Without including any pictures, copy each entry below exactly.

**Data rows**.
□ □ □ □
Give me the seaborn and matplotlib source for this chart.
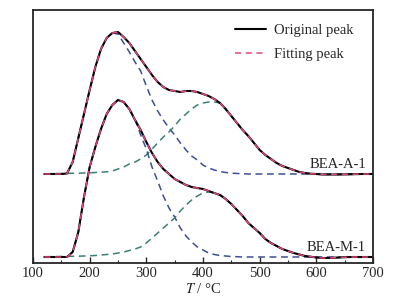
import numpy as np
import pandas as pd
import seaborn as sns
import matplotlib.pyplot as plt
from matplotlib.ticker import MultipleLocator

# temperature grid (°C)
T = [120, 130, 140, 150, 160, 170, 180, 190, 200, 210, 220, 230, 240, 250,
     260, 270, 280, 290, 300, 310, 320, 330, 340, 350, 360, 370, 380, 390,
     400, 410, 420, 430, 440, 450, 460, 470, 480, 490, 500, 510, 520, 530,
     540, 550, 560, 570, 580, 590, 600, 610, 620, 640, 660, 680, 700]

# BEA-A-1 (signal above its own baseline, arbitrary units)
orig_A = [0, 0, 0, 0, 0.5, 12, 36, 60, 84, 107, 125, 136, 141, 142,
          137, 131, 123, 115, 107, 99, 92, 87, 84, 83, 82, 83, 83, 82,
          80, 78, 75, 71, 65, 58, 51, 44, 38, 31, 24, 19, 15, 11,
          8, 6, 4, 2, 1, 0.3, 0, -0.5, -0.5, -0.5, -0.3, 0, 0]
peak1_A = [0, 0, 0, 0, 0.5, 12, 36, 60, 84, 107, 125, 136, 141, 140,
           131, 122, 112, 103, 88, 74, 63, 54, 46, 39, 31, 24, 18, 14,
           9, 6, 4, 2.5, 1.5, 1, 0.5, 0.3, 0, 0, 0, 0, 0, 0,
           0, 0, 0, 0, 0, 0, 0, 0, 0, 0, 0, 0, 0]
peak2_A = [0.2, 0.3, 0.4, 0.5, 0.6, 0.7, 0.8, 1, 1.2, 1.5, 1.8, 2.2, 3, 5,
           7, 10, 12, 15, 19, 25, 31, 37, 42, 48, 55, 60, 65, 69,
           71, 72, 72, 71, 65, 58, 51, 44, 38, 31, 24, 19, 15, 11,
           8, 6, 4, 2, 1, 0.3, 0, -0.5, -0.5, -0.5, -0.3, 0, 0]

# BEA-M-1
orig_M = [0, 0, 0, 0, 0, 5, 25, 60, 90, 110, 128, 143, 152, 157,
          155, 148, 137, 127, 115, 104, 95, 88, 83, 78, 75, 72, 70, 69,
          68, 66, 64, 62, 58, 53, 47, 41, 34, 29, 24, 18, 14, 11,
          8, 6, 4, 2.5, 1, 0.3, -0.5, -1, -1, -0.5, 0, 0, 0]
peak1_M = [0, 0, 0, 0, 0, 5, 25, 60, 90, 110, 128, 143, 152, 157,
           155, 148, 138, 122, 108, 90, 76, 61, 49, 40, 29, 21, 15, 10,
           7, 4, 2.5, 1.5, 1, 0.5, 0.3, 0, 0, 0, 0, 0, 0, 0,
           0, 0, 0, 0, 0, 0, 0, 0, 0, 0, 0, 0, 0]
peak2_M = [0.2, 0.3, 0.4, 0.5, 0.6, 0.7, 0.8, 1, 1.2, 1.5, 2, 2.5, 3, 4,
           5, 6.5, 8, 10, 14, 19, 24, 29, 34, 39, 46, 52, 57, 61,
           64, 65, 64, 62, 58, 53, 47, 41, 34, 29, 24, 18, 14, 11,
           8, 6, 4, 2.5, 1, 0.3, -0.5, -1, -1, -0.5, 0, 0, 0]

samples = ['BEA-A-1', 'BEA-M-1']
offsets = [89, 6]

df = pd.DataFrame({'T': T * 2,
                   'orig': orig_A + orig_M,
                   'p1': peak1_A + peak1_M,
                   'p2': peak2_A + peak2_M,
                   'sample': np.repeat(samples, len(T))})
df['offset'] = df['sample'].map(dict(zip(samples, offsets)))
for c in ['orig', 'p1', 'p2']:
    df[c] = df[c] + df['offset']

sns.set_style('ticks')
plt.rcParams['font.family'] = ['Liberation Serif', 'DejaVu Serif']
plt.rcParams['mathtext.fontset'] = 'stix'

fig = plt.figure(figsize=(4.16, 3.01), dpi=100)
ax = fig.add_axes([33 / 416, 38 / 301, 340 / 416, 253 / 301])

for i, s in enumerate(samples):
    d = df[df['sample'] == s]
    sns.lineplot(data=d, x='T', y='p1', ax=ax, color='#3d4f94', lw=1.1,
                 linestyle=(0, (4.5, 3)), sort=False)
    sns.lineplot(data=d, x='T', y='p2', ax=ax, color='#3c7f77', lw=1.1,
                 linestyle=(0, (4.5, 3)), sort=False)
    sns.lineplot(data=d, x='T', y='orig', ax=ax, color='black', lw=1.5,
                 sort=False, label='Original peak' if i == 0 else None)
    sns.lineplot(data=d, x='T', y='orig', ax=ax, color='#e0467c', lw=1.1,
                 linestyle=(0, (4, 3)), sort=False,
                 label='Fitting peak' if i == 0 else None)
    # sample name, right-aligned just above the baseline
    ax.text(688, offsets[i] + 6, s, ha='right', va='baseline', fontsize=10.5)

ax.set_xlim(100, 700)
ax.set_ylim(0, 253)
ax.xaxis.set_major_locator(MultipleLocator(100))
ax.xaxis.set_minor_locator(MultipleLocator(50))
ax.set_yticks([])
ax.tick_params(axis='x', which='major', direction='in', length=4, width=1,
               labelsize=10.5, pad=3)
ax.tick_params(axis='x', which='minor', direction='in', length=2.5, width=0.8)
for sp in ax.spines.values():
    sp.set_visible(True)
    sp.set_linewidth(1.3)
ax.set_xlabel('$T$ / °C', fontsize=10.5, labelpad=1)
ax.set_ylabel('')

ax.legend(loc='upper left', bbox_to_anchor=(0.594, 0.947), frameon=False,
          fontsize=10.5, handlelength=2.1, labelspacing=0.75, handletextpad=0.55,
          borderpad=0, borderaxespad=0)

fig.savefig('out.png', dpi=100)
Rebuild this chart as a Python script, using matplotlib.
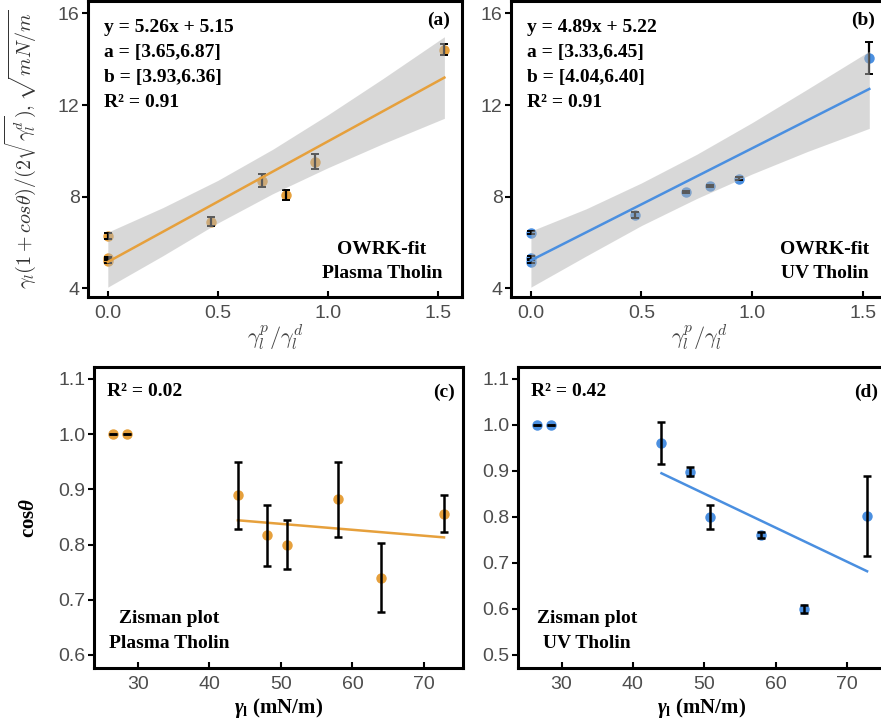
□ □ □ □
**Output**.
Give me the seaborn and matplotlib source for this chart.
import numpy as np
import pandas as pd
import seaborn as sns
import matplotlib.pyplot as plt
from matplotlib.ticker import MultipleLocator

# temperature grid (°C)
T = [120, 130, 140, 150, 160, 170, 180, 190, 200, 210, 220, 230, 240, 250,
     260, 270, 280, 290, 300, 310, 320, 330, 340, 350, 360, 370, 380, 390,
     400, 410, 420, 430, 440, 450, 460, 470, 480, 490, 500, 510, 520, 530,
     540, 550, 560, 570, 580, 590, 600, 610, 620, 640, 660, 680, 700]

# BEA-A-1 (signal above its own baseline, arbitrary units)
orig_A = [0, 0, 0, 0, 0.5, 12, 36, 60, 84, 107, 125, 136, 141, 142,
          137, 131, 123, 115, 107, 99, 92, 87, 84, 83, 82, 83, 83, 82,
          80, 78, 75, 71, 65, 58, 51, 44, 38, 31, 24, 19, 15, 11,
          8, 6, 4, 2, 1, 0.3, 0, -0.5, -0.5, -0.5, -0.3, 0, 0]
peak1_A = [0, 0, 0, 0, 0.5, 12, 36, 60, 84, 107, 125, 136, 141, 140,
           131, 122, 112, 103, 88, 74, 63, 54, 46, 39, 31, 24, 18, 14,
           9, 6, 4, 2.5, 1.5, 1, 0.5, 0.3, 0, 0, 0, 0, 0, 0,
           0, 0, 0, 0, 0, 0, 0, 0, 0, 0, 0, 0, 0]
peak2_A = [0.2, 0.3, 0.4, 0.5, 0.6, 0.7, 0.8, 1, 1.2, 1.5, 1.8, 2.2, 3, 5,
           7, 10, 12, 15, 19, 25, 31, 37, 42, 48, 55, 60, 65, 69,
           71, 72, 72, 71, 65, 58, 51, 44, 38, 31, 24, 19, 15, 11,
           8, 6, 4, 2, 1, 0.3, 0, -0.5, -0.5, -0.5, -0.3, 0, 0]

# BEA-M-1
orig_M = [0, 0, 0, 0, 0, 5, 25, 60, 90, 110, 128, 143, 152, 157,
          155, 148, 137, 127, 115, 104, 95, 88, 83, 78, 75, 72, 70, 69,
          68, 66, 64, 62, 58, 53, 47, 41, 34, 29, 24, 18, 14, 11,
          8, 6, 4, 2.5, 1, 0.3, -0.5, -1, -1, -0.5, 0, 0, 0]
peak1_M = [0, 0, 0, 0, 0, 5, 25, 60, 90, 110, 128, 143, 152, 157,
           155, 148, 138, 122, 108, 90, 76, 61, 49, 40, 29, 21, 15, 10,
           7, 4, 2.5, 1.5, 1, 0.5, 0.3, 0, 0, 0, 0, 0, 0, 0,
           0, 0, 0, 0, 0, 0, 0, 0, 0, 0, 0, 0, 0]
peak2_M = [0.2, 0.3, 0.4, 0.5, 0.6, 0.7, 0.8, 1, 1.2, 1.5, 2, 2.5, 3, 4,
           5, 6.5, 8, 10, 14, 19, 24, 29, 34, 39, 46, 52, 57, 61,
           64, 65, 64, 62, 58, 53, 47, 41, 34, 29, 24, 18, 14, 11,
           8, 6, 4, 2.5, 1, 0.3, -0.5, -1, -1, -0.5, 0, 0, 0]

samples = ['BEA-A-1', 'BEA-M-1']
offsets = [89, 6]

df = pd.DataFrame({'T': T * 2,
                   'orig': orig_A + orig_M,
                   'p1': peak1_A + peak1_M,
                   'p2': peak2_A + peak2_M,
                   'sample': np.repeat(samples, len(T))})
df['offset'] = df['sample'].map(dict(zip(samples, offsets)))
for c in ['orig', 'p1', 'p2']:
    df[c] = df[c] + df['offset']

sns.set_style('ticks')
plt.rcParams['font.family'] = ['Liberation Serif', 'DejaVu Serif']
plt.rcParams['mathtext.fontset'] = 'stix'

fig = plt.figure(figsize=(4.16, 3.01), dpi=100)
ax = fig.add_axes([33 / 416, 38 / 301, 340 / 416, 253 / 301])

for i, s in enumerate(samples):
    d = df[df['sample'] == s]
    sns.lineplot(data=d, x='T', y='p1', ax=ax, color='#3d4f94', lw=1.1,
                 linestyle=(0, (4.5, 3)), sort=False)
    sns.lineplot(data=d, x='T', y='p2', ax=ax, color='#3c7f77', lw=1.1,
                 linestyle=(0, (4.5, 3)), sort=False)
    sns.lineplot(data=d, x='T', y='orig', ax=ax, color='black', lw=1.5,
                 sort=False, label='Original peak' if i == 0 else None)
    sns.lineplot(data=d, x='T', y='orig', ax=ax, color='#e0467c', lw=1.1,
                 linestyle=(0, (4, 3)), sort=False,
                 label='Fitting peak' if i == 0 else None)
    # sample name, right-aligned just above the baseline
    ax.text(688, offsets[i] + 6, s, ha='right', va='baseline', fontsize=10.5)

ax.set_xlim(100, 700)
ax.set_ylim(0, 253)
ax.xaxis.set_major_locator(MultipleLocator(100))
ax.xaxis.set_minor_locator(MultipleLocator(50))
ax.set_yticks([])
ax.tick_params(axis='x', which='major', direction='in', length=4, width=1,
               labelsize=10.5, pad=3)
ax.tick_params(axis='x', which='minor', direction='in', length=2.5, width=0.8)
for sp in ax.spines.values():
    sp.set_visible(True)
    sp.set_linewidth(1.3)
ax.set_xlabel('$T$ / °C', fontsize=10.5, labelpad=1)
ax.set_ylabel('')

ax.legend(loc='upper left', bbox_to_anchor=(0.594, 0.947), frameon=False,
          fontsize=10.5, handlelength=2.1, labelspacing=0.75, handletextpad=0.55,
          borderpad=0, borderaxespad=0)

fig.savefig('out.png', dpi=100)
Rebuild this chart as a Python script, using matplotlib.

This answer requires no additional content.